A few hours later, they were both nice and tidy. Gwyn’s share of the minestrone had gone cold, but she didn't care. She never really liked it anyways. They sat in silence for quite a while. Gwyn’s hands were bandaged thoroughly, and her tears had continued to float about her, which surprised her mother more than you could imagine.
“I thought it was just the crater, did you take something from it?” She asked with a solemn face. Gwyn shook her head no. “Maybe we missed a few shards… A meteor fragment or two…” She continued to puzzle. She sighed heavily, hearing cries of a needy six year old who couldn't be more scared of the dark. She got up and started to head downstairs. “Go to bed, I’ll think about ungrounding you in the morning.” She admitted, not really blaming her for going after every single thing to fall out of the sky. Strange things like meteor fragments happened all the time in these last ten years, usually they had some strange property that disappeared after a couple days.
Gwyn headed to her room, shutting and locking the door once inside. She winced as she pulled out the heart from her pocket with her newly bandaged hands. The tears that had been floating drifted towards it, coming together in a quite dazzling display. A small layer of tears engulfed the heart. It began to pump, faintly but surely. Her cheeks felt prickly, and she watched as some of the older tears reformed and disconnected from her face and drifted towards the heart. It built up to the point of an inch thick at the end that pumped it out, but remained incredibly thin at any other point. She put it in a box, scared for what it might do, but not wanting it taken from her. It just had to be something from dad.

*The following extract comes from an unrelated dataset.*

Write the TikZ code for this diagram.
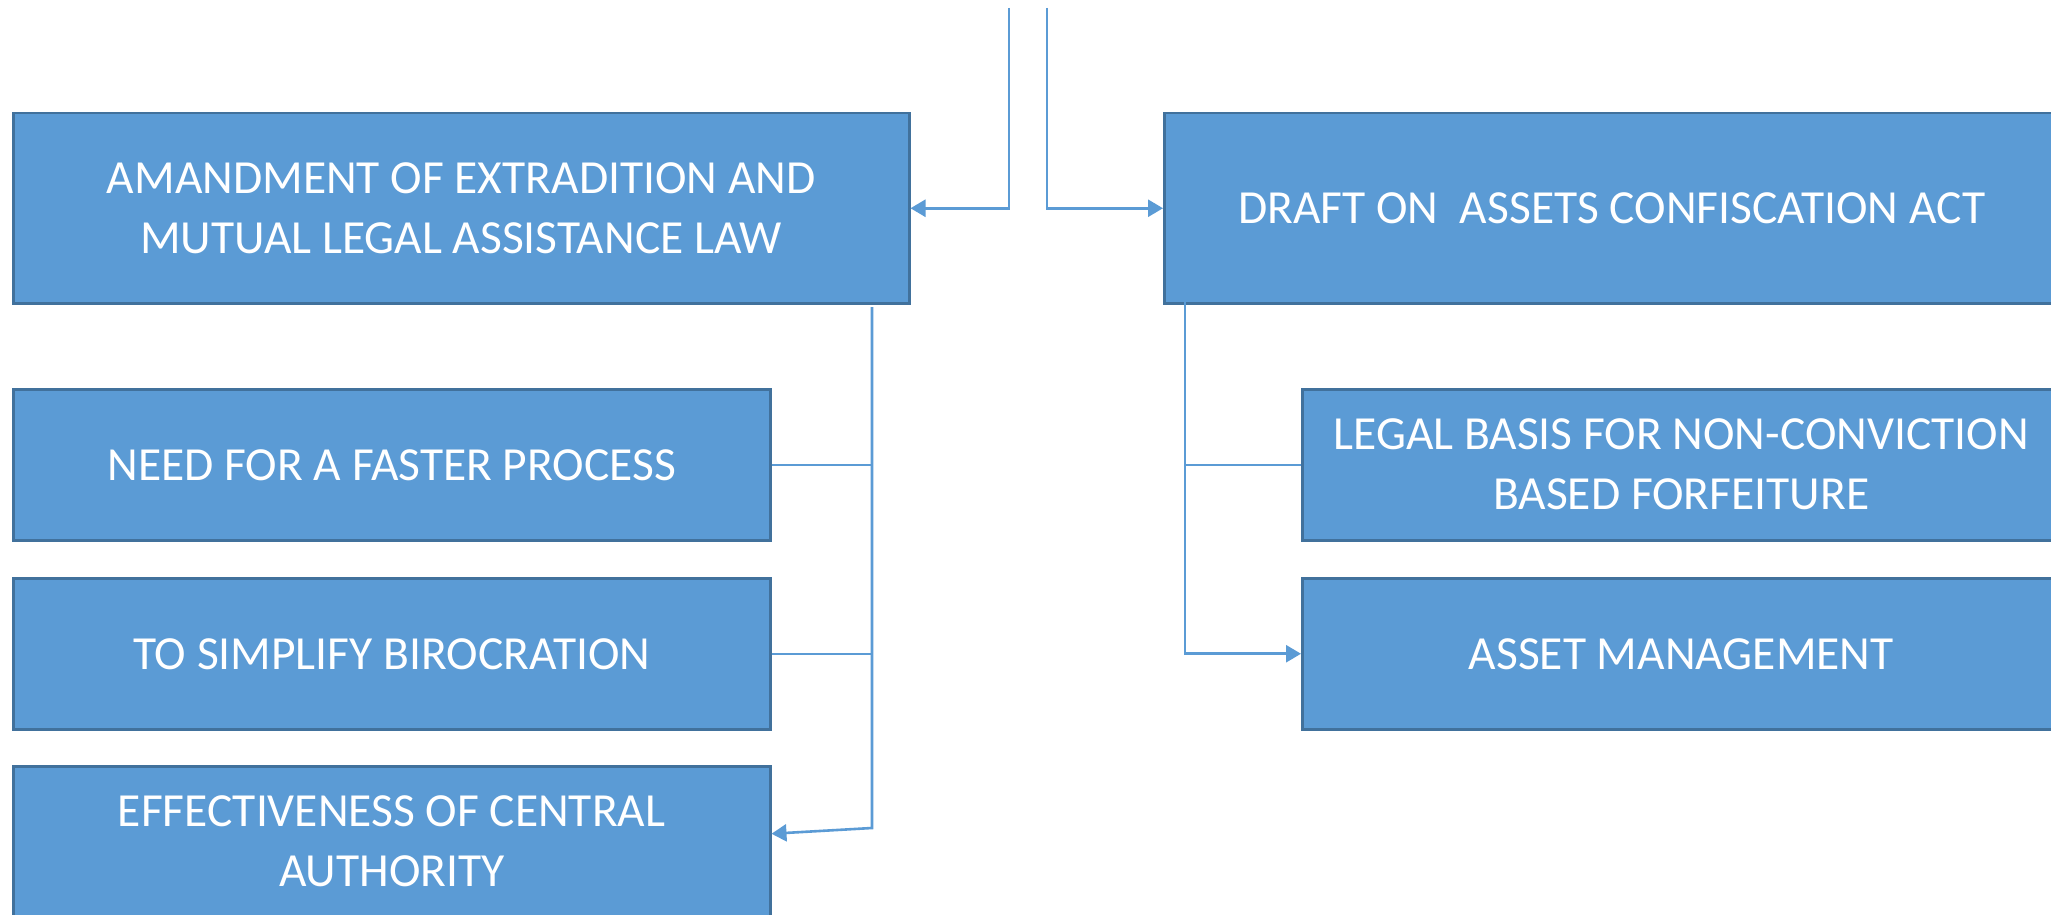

“Cry me a river,” She whispered to herself as she locked the box and went to bed. That box contained all her previous valuables, confiscated by her mother who sold them in hard times. Of course, Gwyn understood. Any bits of message capsules could go for hundreds of dollars, and the government had no right to take them if they were destroyed on impact. One of the main reasons mom kept destroying them was that she didn't want anything to do with her husband, and she didn't want to lose a thousand dollars from a capsule that survived. She’d rather break it up into pieces and make the most money she could, of course that meant she’d never le Gwyn read a single message. Thoughts like these drifted through her head for quite a while before she finally drifted off to sleep, right as the sun rose.